Ted Kaplan Exemplary Recreation Team Award
The Ted Kaplan Exemplary Recreation Team Award is presented to a recreation group, club or sports team that has created unique ways to improve the lives of individuals with disabilities.
The award was given to the Franklin Thunder Basketball Program in Franklin Township, Somerset County, in which young women in grades 7 through 12 and on the high school basketball team serve as mentors for disabled high school students in the community.

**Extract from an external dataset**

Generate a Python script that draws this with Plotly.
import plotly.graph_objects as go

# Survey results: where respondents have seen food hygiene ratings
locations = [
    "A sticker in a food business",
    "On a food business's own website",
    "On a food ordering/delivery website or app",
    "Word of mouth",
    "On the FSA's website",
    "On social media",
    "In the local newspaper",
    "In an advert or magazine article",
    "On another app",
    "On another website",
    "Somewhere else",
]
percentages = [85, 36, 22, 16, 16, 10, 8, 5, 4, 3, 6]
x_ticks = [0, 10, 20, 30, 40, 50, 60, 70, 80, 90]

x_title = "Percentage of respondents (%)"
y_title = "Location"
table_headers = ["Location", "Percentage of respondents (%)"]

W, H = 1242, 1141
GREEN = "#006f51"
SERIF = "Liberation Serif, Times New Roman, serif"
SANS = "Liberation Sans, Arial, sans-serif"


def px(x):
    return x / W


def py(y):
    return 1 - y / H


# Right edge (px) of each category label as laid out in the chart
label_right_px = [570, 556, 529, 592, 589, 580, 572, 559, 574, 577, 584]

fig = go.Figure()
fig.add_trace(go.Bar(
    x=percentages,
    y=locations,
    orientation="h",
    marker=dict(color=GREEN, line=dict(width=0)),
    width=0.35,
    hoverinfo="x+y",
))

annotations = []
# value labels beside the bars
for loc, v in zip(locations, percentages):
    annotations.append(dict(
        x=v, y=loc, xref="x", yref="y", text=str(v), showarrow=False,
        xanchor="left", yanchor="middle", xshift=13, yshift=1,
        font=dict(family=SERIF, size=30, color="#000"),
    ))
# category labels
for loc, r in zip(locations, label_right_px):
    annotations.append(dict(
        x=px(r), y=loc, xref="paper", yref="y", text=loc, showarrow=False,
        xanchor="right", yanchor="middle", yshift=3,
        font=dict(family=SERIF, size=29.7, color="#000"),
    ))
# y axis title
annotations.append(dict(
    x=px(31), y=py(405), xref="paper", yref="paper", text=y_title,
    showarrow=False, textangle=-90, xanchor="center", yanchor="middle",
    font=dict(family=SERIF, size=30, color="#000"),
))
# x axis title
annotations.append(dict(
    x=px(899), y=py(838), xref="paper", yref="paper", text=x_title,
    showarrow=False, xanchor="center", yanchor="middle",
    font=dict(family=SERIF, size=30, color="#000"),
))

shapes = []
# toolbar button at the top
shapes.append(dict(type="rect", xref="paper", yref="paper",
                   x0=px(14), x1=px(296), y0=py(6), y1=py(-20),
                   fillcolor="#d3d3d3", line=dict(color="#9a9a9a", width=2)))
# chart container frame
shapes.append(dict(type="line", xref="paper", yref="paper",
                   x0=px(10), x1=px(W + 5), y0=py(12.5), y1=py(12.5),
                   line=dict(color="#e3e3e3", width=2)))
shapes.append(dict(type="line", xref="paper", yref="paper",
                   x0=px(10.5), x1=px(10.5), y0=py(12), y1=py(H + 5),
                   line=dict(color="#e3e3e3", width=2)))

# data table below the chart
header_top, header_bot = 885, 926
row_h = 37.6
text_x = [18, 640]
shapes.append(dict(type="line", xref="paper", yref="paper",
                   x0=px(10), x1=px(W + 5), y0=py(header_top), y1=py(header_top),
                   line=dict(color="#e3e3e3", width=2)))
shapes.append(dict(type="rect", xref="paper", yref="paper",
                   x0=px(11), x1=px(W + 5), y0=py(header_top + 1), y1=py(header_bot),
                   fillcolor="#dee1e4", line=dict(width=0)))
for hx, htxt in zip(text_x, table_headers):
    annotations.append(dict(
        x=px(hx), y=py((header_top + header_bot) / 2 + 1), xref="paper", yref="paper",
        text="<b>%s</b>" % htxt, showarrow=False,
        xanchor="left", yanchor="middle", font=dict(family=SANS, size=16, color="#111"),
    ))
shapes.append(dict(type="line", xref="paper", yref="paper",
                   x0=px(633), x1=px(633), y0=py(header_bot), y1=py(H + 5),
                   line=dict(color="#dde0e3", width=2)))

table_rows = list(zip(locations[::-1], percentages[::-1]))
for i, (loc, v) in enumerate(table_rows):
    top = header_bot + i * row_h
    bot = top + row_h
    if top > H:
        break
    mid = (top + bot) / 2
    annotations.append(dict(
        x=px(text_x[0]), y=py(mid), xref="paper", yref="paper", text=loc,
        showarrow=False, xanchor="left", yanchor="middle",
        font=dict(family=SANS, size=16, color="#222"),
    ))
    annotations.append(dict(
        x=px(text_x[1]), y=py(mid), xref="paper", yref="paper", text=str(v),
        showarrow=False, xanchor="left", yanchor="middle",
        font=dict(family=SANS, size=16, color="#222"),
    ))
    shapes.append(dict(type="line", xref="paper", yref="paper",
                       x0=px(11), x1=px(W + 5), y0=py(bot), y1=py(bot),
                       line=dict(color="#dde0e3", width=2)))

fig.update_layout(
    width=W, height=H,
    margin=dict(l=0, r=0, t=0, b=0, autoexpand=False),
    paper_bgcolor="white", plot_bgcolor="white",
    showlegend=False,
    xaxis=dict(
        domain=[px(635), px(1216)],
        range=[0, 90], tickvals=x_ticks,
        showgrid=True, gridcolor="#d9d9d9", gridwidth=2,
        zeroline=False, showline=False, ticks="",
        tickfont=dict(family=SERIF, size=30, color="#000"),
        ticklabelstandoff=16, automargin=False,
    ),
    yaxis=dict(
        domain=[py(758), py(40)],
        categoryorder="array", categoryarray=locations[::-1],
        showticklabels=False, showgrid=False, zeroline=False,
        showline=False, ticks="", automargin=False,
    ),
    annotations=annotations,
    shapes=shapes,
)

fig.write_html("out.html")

Sponsored by a grant from the United Way, the program develops team skills, increases socialization opportunities and improves fitness for participants.
Ruth Hughes Innovative Accessible Recreation Facility Award
The Ruth Hughes Innovative Accessible Recreation Facility Award is presented to a recreation facility where opportunities go above and beyond compliance with the Americans with Disabilities Act, and encourages individuals with disabilities to engage in recreational activities and pursue once in a lifetime experiences.
This year’s award was given to Sensory Garden in South Brunswick Township. Six years ago, Ellen Gambatese, the mother of a young man with a disability, had a vision of creating a park facility in South Brunswick that would meet the diverse needs of all of the Township’s residents with an emphasis on the inclusion of people with disabilities. Her recommendation was to create a garden in one of the Township parks to include flowers that not only had visual appeal, but also appealed to the sense of smell and touch. The sensory Garden at Veterans Park has planting beds elevated by a retaining wall in a serpentine pattern. The retaining wall allows residents in wheelchairs to touch the raised planting beds, and serves as a guide for people who are blind or visually impaired. Additional renovations compliant with the American with Disabilities Act include trail improvements and upgrades to the existing trailhead parking area.
The Annual Governor’s Conference on Recreation for Individuals with Disabilities is sponsored by DCA’s Office on Recreation, the New Jersey Commission on Recreation for Individuals with Disabilities, and the New Jersey Recreation and Park Association.